A reduction in raw submissions may be positive if qualified rate improves. A rise in submissions may be negative if sales rejection increases. The goal is not the easiest conversion. The goal is useful demand that can move through the revenue process.
FAQ
What are low-intent conversions?
They are form submissions or other conversion actions that do not show enough fit, urgency, problem clarity, or readiness to become useful sales conversations or pipeline.
Are low-intent conversions the same as bad leads?
Not always. Some are poor-fit leads, while others are real people with low readiness, mismatched expectations, or weak follow-up after submission.
Should a team simply make forms longer?
Not automatically. Longer forms can filter weak leads, but they can also block qualified visitors. Better fixes may include clearer page framing, more specific offers, hidden source tracking, and structured sales feedback.
What metric matters most?
Qualified lead rate is usually more useful than raw conversion rate because it shows whether submissions are becoming useful business opportunities.
How can sales help reduce low-intent conversions?

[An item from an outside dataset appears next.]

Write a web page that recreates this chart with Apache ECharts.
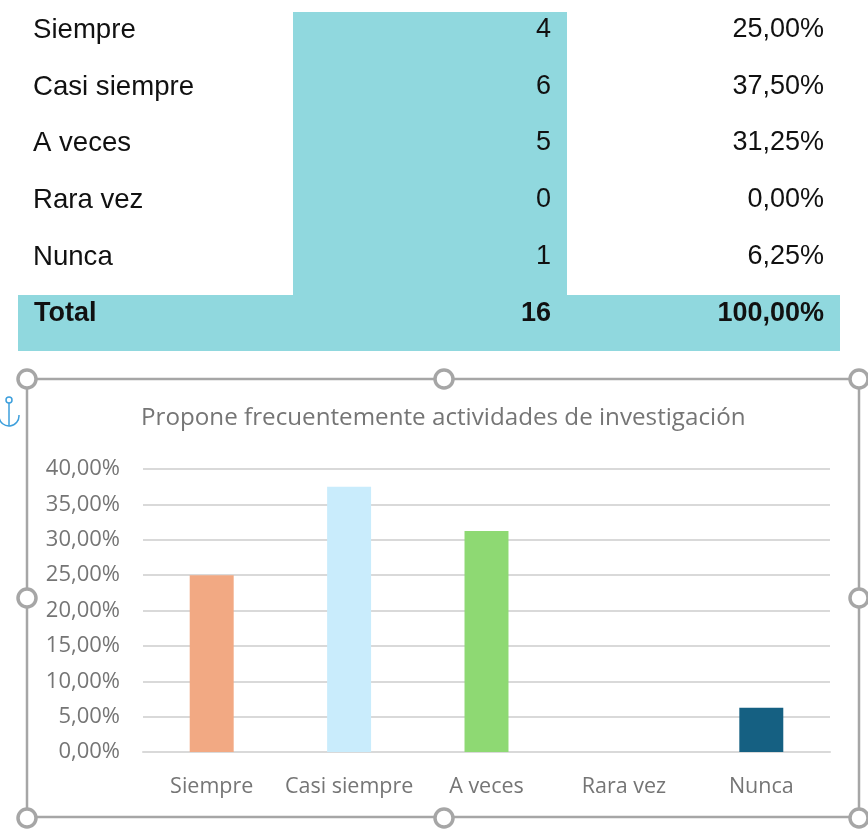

Sales should provide structured rejection reasons and feedback tied to source, page, form, and offer so marketing can identify repeated patterns.
Practical summary
Low-intent conversions make marketing reports look active while weakening the revenue process. The solution is not simply to make every form longer. A stronger system clarifies audience fit, sharpens the offer, captures source data, uses targeted qualification fields, and connects CRM feedback to conversion decisions.
A strong B2B conversion path does not optimize for the easiest form submission. It optimizes for submissions that represent real demand and can move through the pipeline with enough context, fit, and readiness.